→ **Aim of the exercise**
Search the listing below for the word "chart" and copy each line that holds it.

→ **Given data**
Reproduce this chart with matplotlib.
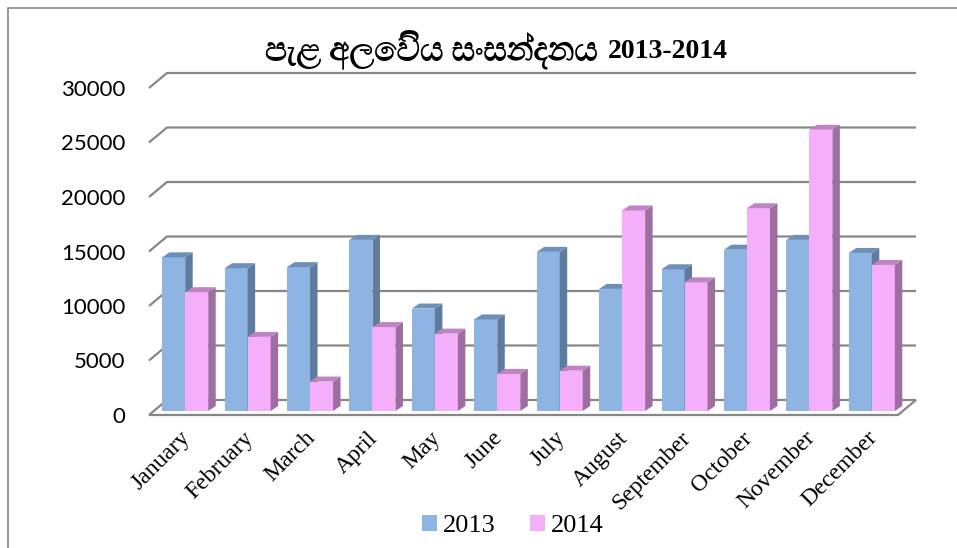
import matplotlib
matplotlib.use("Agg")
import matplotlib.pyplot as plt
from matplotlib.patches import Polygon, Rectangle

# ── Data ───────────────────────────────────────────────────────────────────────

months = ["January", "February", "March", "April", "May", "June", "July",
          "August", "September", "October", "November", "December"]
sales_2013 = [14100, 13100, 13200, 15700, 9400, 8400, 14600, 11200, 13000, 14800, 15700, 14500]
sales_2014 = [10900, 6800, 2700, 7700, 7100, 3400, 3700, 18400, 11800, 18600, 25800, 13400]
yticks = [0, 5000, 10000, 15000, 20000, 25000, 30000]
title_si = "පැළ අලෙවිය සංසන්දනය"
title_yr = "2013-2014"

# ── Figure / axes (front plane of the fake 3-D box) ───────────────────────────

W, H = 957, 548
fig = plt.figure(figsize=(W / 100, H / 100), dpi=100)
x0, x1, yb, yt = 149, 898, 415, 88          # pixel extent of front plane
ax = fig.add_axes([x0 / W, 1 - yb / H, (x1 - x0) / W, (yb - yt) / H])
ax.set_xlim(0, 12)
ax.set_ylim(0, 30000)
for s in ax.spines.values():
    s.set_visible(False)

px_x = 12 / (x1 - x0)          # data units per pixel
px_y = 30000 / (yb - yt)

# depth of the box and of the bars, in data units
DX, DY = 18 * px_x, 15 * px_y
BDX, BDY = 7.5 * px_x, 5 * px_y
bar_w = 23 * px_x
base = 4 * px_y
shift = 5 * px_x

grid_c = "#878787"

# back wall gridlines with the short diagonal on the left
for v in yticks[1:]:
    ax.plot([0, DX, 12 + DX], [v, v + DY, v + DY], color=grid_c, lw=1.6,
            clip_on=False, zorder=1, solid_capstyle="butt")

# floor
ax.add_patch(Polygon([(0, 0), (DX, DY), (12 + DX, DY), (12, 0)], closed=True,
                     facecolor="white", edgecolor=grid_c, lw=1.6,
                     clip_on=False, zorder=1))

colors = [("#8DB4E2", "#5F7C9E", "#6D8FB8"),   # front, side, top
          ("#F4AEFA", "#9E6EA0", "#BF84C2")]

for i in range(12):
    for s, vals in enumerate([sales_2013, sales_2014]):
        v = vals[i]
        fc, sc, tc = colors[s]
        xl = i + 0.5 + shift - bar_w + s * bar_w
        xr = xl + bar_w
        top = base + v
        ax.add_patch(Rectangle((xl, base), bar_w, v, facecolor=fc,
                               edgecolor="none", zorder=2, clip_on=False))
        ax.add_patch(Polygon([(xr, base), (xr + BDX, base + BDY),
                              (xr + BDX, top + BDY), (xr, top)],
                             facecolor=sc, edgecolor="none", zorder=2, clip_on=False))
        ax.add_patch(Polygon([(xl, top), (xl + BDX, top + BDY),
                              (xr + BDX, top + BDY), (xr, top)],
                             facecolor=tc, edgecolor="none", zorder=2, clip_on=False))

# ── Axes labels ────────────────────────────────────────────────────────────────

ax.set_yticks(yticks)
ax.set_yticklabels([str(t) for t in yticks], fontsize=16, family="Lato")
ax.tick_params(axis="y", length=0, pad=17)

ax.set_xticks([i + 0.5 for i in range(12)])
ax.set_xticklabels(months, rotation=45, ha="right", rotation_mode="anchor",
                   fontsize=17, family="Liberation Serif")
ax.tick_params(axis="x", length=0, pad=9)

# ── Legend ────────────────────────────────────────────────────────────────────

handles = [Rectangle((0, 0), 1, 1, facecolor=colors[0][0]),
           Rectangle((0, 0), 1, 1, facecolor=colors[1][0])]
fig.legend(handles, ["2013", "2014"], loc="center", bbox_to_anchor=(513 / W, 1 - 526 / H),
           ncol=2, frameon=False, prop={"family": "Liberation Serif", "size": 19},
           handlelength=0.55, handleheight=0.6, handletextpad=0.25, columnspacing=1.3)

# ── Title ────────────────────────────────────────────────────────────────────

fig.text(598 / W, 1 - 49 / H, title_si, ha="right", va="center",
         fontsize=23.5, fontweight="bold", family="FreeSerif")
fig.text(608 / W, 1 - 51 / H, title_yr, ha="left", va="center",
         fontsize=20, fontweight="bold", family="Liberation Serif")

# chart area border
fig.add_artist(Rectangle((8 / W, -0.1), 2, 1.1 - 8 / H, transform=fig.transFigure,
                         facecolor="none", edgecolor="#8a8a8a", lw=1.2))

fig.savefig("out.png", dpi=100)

→ **Full response**
Reproduce this chart with matplotlib.
# chart area border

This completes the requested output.